So far in 2010, we have eaten our fair share of soup and then some. This is due to several reasons—it's easy, makes a lot (translation: meals in the freezer), and is the ultimate one-dish comfort food. Tonight I pulled some Black Bean Soup out of the freezer and served it with these quesadillas—a satisfying meal. Quesadillas are super-easy and versatile. I bake them in the oven to crisp the tortillas and melt the cheese; this saves the mess that comes when I try to flip them in the skillet! The ground turkey keeps this meal figure-friendly (9 points for a whole quesadilla—Andy and I only ate half. I topped mine with sliced avocados.
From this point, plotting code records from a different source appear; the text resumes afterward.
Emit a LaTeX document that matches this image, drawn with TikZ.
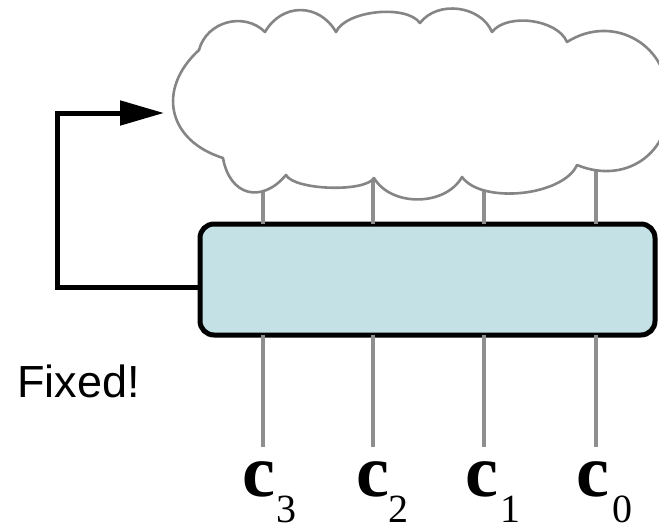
\documentclass[tikz,border=0pt]{standalone}
\usepackage{fontspec}
\newfontfamily\arialf{Liberation Sans}
\newfontfamily\timesf{Liberation Serif}
\usetikzlibrary{arrows.meta}
\definecolor{boxfill}{HTML}{C4E2E5}
\definecolor{wiregray}{HTML}{8E8E8E}
\definecolor{cloudgray}{HTML}{858585}
\tikzset{
  wire/.style={draw=wiregray, line width=3.2pt},
  cloudline/.style={draw=cloudgray, line width=2.6pt, fill=white, line join=round},
  regbox/.style={draw=black, line width=5pt, fill=boxfill, rounded corners=14pt,
    minimum width=455pt, minimum height=111pt, inner sep=0pt, outer sep=0pt},
  feedback/.style={draw=black, line width=5pt, -{Triangle[length=44pt,width=24pt]}},
  clab/.style={font=\timesf\bfseries\fontsize{74}{80}\selectfont, anchor=base, inner sep=0pt},
  sublab/.style={font=\timesf\fontsize{40}{44}\selectfont, anchor=base, inner sep=0pt},
  fixlab/.style={font=\arialf\fontsize{45}{54}\selectfont, anchor=base west, inner sep=0pt}
}
\begin{document}
\begin{tikzpicture}[x=1pt,y=1pt]
\useasboundingbox (0,0) rectangle (659,-527);
\begin{scope}
\clip (0,0) rectangle (659,-527);
% register box
\node[regbox] (reg) at (427.5,-279.5) {};
% wire coordinates
\foreach \n/\x in {3/263,2/373,1/484,0/596}{
  \coordinate (up\n) at (\x,-150);
  \coordinate (dn\n) at (\x,-447);
  \draw[wire] (reg.north -| up\n) -- (up\n);
  \draw[wire] (reg.south -| dn\n) -- (dn\n);
}
% cloud
\draw[cloudline] (199,-50)
  to[bend left=60, looseness=1.1] (265,-32)
  to[bend left=60, looseness=1.22] (336,-32)
  to[bend left=60, looseness=0.71] (420,-23)
  to[bend left=60, looseness=1.02] (492,-32)
  to[bend left=60, looseness=0.83] (567,-42)
  to[bend left=60, looseness=1.18] (668,-95)
  to[bend left=60, looseness=1.23] (577,-165)
  to[bend left=60, looseness=0.75] (462,-177)
  to[bend left=60, looseness=0.98] (374,-178)
  to[bend left=60, looseness=0.5] (286,-175)
  to[bend left=65, looseness=1.5] (223,-158)
  to[bend left=60, looseness=1.34] (199,-50) -- cycle;
% feedback arrow
\coordinate (fbA) at (57,-287);
\coordinate (fbB) at (57,-113);
\coordinate (fbTip) at (164,-113);
\draw[feedback] ([yshift=-7.5pt]reg.west) -- (fbA) -- (fbB) -- (fbTip);
% labels
\node[fixlab] (fixed) at (17,-397) {Fixed!};
\foreach \n/\x/\s in {3/259/286,2/373/398,1/482/510,0/593/622}{
  \node[clab] (c\n) at (\x,-496) {c};
  \node[sublab] (s\n) at (\s,-522) {\n};
}
\end{scope}
\end{tikzpicture}
\end{document}
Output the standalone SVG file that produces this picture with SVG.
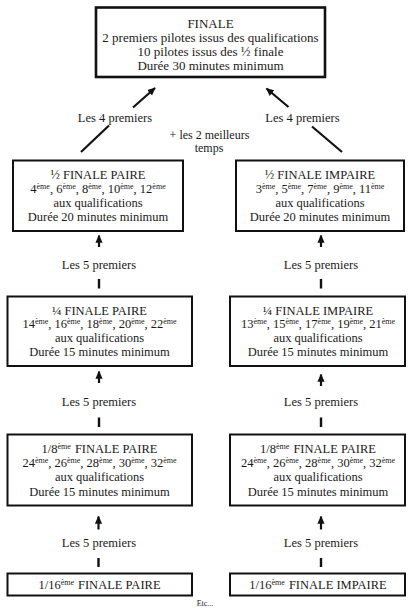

Enjoy!
Turkey-Corn Quesadillas
1/2 onion, chopped
1 tsp. olive oil
1 garlic clove, minced
1/2 lb. ground turkey
1 tsp. chili powder
1 tsp. cumin
1 tsp. salt
1/2 tsp. black pepper
6 oz. frozen corn kernels
1/2 can tomatoes and green chiles
8 flour tortillas
1 cup shredded Mexican cheese blend
Vegetable cooking spray
1. Sauté onion in hot oil in large skillet until onion begins to soften. Add in garlic and ground turkey, and cook, stirring often, until turkey cooks and crumbles. Stir in chili powder and next 5 ingredients. Cook mixture until liquid is mostly absorbed.
2. Place 4 tortillas on baking sheets. Top with 1/8 cup cheese, a fourth of the turkey mixture, another 1/8 cup cheese, and another tortilla. Spray tortillas with cooking spray.
3. Bake at 400° for 10 minutes or until cheese melts and tortillas are brown around the edges. Cut into quarters.